# Raw data

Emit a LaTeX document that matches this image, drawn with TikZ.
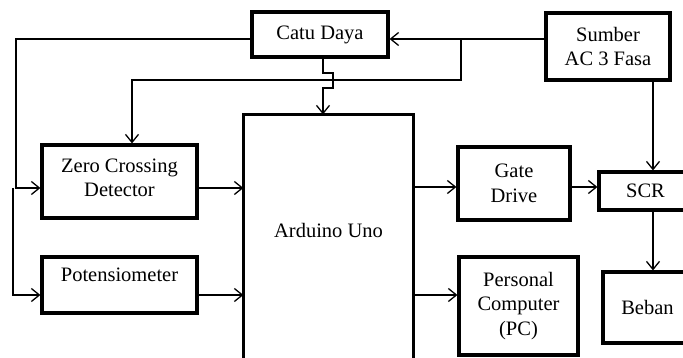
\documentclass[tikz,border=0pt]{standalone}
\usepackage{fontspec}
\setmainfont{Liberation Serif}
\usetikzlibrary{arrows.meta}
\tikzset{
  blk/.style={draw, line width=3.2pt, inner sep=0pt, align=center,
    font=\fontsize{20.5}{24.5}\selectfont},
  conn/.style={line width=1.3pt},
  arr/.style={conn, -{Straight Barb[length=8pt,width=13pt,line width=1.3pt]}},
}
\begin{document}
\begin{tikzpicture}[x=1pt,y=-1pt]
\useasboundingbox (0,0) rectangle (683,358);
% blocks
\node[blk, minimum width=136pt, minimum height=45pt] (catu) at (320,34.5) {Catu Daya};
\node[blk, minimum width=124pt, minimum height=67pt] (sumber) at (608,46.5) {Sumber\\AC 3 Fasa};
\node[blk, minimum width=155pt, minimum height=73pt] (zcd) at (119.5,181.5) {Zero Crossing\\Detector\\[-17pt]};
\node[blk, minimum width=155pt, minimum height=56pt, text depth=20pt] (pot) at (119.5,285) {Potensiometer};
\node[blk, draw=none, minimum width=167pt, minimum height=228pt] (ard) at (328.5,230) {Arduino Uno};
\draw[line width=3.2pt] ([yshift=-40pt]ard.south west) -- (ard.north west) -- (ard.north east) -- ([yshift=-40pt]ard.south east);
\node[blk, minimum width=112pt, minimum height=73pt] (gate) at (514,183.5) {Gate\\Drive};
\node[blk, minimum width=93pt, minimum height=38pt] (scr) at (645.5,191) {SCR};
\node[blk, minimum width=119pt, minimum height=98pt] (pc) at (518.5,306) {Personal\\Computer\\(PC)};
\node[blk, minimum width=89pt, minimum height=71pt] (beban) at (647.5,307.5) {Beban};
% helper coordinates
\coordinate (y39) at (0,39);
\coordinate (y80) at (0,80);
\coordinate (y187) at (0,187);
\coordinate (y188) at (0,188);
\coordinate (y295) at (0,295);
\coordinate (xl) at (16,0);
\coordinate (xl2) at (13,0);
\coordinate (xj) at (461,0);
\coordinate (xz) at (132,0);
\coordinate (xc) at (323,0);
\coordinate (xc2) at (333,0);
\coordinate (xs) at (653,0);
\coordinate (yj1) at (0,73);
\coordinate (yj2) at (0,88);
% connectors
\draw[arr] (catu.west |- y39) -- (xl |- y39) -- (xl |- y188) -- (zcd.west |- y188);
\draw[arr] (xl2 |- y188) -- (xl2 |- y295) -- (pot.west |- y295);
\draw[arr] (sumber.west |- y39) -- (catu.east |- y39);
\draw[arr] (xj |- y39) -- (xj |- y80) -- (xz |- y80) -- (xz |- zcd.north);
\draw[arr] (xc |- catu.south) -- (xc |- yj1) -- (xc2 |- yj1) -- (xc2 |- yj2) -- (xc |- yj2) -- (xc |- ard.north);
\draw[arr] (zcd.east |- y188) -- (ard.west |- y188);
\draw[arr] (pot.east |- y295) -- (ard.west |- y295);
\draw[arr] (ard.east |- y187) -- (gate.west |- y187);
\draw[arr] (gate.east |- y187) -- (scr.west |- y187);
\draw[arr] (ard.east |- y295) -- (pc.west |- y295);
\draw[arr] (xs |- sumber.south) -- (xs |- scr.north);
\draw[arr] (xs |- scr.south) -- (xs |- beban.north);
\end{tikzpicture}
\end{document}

# Task to carry out
Reproduce the material in its entirety and word for word, without the pictures.

# Complete response
Emit a LaTeX document that matches this image, drawn with TikZ.
\documentclass[tikz,border=0pt]{standalone}
\usepackage{fontspec}
\setmainfont{Liberation Serif}
\usetikzlibrary{arrows.meta}
\tikzset{
  blk/.style={draw, line width=3.2pt, inner sep=0pt, align=center,
    font=\fontsize{20.5}{24.5}\selectfont},
  conn/.style={line width=1.3pt},
  arr/.style={conn, -{Straight Barb[length=8pt,width=13pt,line width=1.3pt]}},
}
\begin{document}
\begin{tikzpicture}[x=1pt,y=-1pt]
\useasboundingbox (0,0) rectangle (683,358);
% blocks
\node[blk, minimum width=136pt, minimum height=45pt] (catu) at (320,34.5) {Catu Daya};
\node[blk, minimum width=124pt, minimum height=67pt] (sumber) at (608,46.5) {Sumber\\AC 3 Fasa};
\node[blk, minimum width=155pt, minimum height=73pt] (zcd) at (119.5,181.5) {Zero Crossing\\Detector\\[-17pt]};
\node[blk, minimum width=155pt, minimum height=56pt, text depth=20pt] (pot) at (119.5,285) {Potensiometer};
\node[blk, draw=none, minimum width=167pt, minimum height=228pt] (ard) at (328.5,230) {Arduino Uno};
\draw[line width=3.2pt] ([yshift=-40pt]ard.south west) -- (ard.north west) -- (ard.north east) -- ([yshift=-40pt]ard.south east);
\node[blk, minimum width=112pt, minimum height=73pt] (gate) at (514,183.5) {Gate\\Drive};
\node[blk, minimum width=93pt, minimum height=38pt] (scr) at (645.5,191) {SCR};
\node[blk, minimum width=119pt, minimum height=98pt] (pc) at (518.5,306) {Personal\\Computer\\(PC)};
\node[blk, minimum width=89pt, minimum height=71pt] (beban) at (647.5,307.5) {Beban};
% helper coordinates
\coordinate (y39) at (0,39);
\coordinate (y80) at (0,80);
\coordinate (y187) at (0,187);
\coordinate (y188) at (0,188);
\coordinate (y295) at (0,295);
\coordinate (xl) at (16,0);
\coordinate (xl2) at (13,0);
\coordinate (xj) at (461,0);
\coordinate (xz) at (132,0);
\coordinate (xc) at (323,0);
\coordinate (xc2) at (333,0);
\coordinate (xs) at (653,0);
\coordinate (yj1) at (0,73);
\coordinate (yj2) at (0,88);
% connectors
\draw[arr] (catu.west |- y39) -- (xl |- y39) -- (xl |- y188) -- (zcd.west |- y188);
\draw[arr] (xl2 |- y188) -- (xl2 |- y295) -- (pot.west |- y295);
\draw[arr] (sumber.west |- y39) -- (catu.east |- y39);
\draw[arr] (xj |- y39) -- (xj |- y80) -- (xz |- y80) -- (xz |- zcd.north);
\draw[arr] (xc |- catu.south) -- (xc |- yj1) -- (xc2 |- yj1) -- (xc2 |- yj2) -- (xc |- yj2) -- (xc |- ard.north);
\draw[arr] (zcd.east |- y188) -- (ard.west |- y188);
\draw[arr] (pot.east |- y295) -- (ard.west |- y295);
\draw[arr] (ard.east |- y187) -- (gate.west |- y187);
\draw[arr] (gate.east |- y187) -- (scr.west |- y187);
\draw[arr] (ard.east |- y295) -- (pc.west |- y295);
\draw[arr] (xs |- sumber.south) -- (xs |- scr.north);
\draw[arr] (xs |- scr.south) -- (xs |- beban.north);
\end{tikzpicture}
\end{document}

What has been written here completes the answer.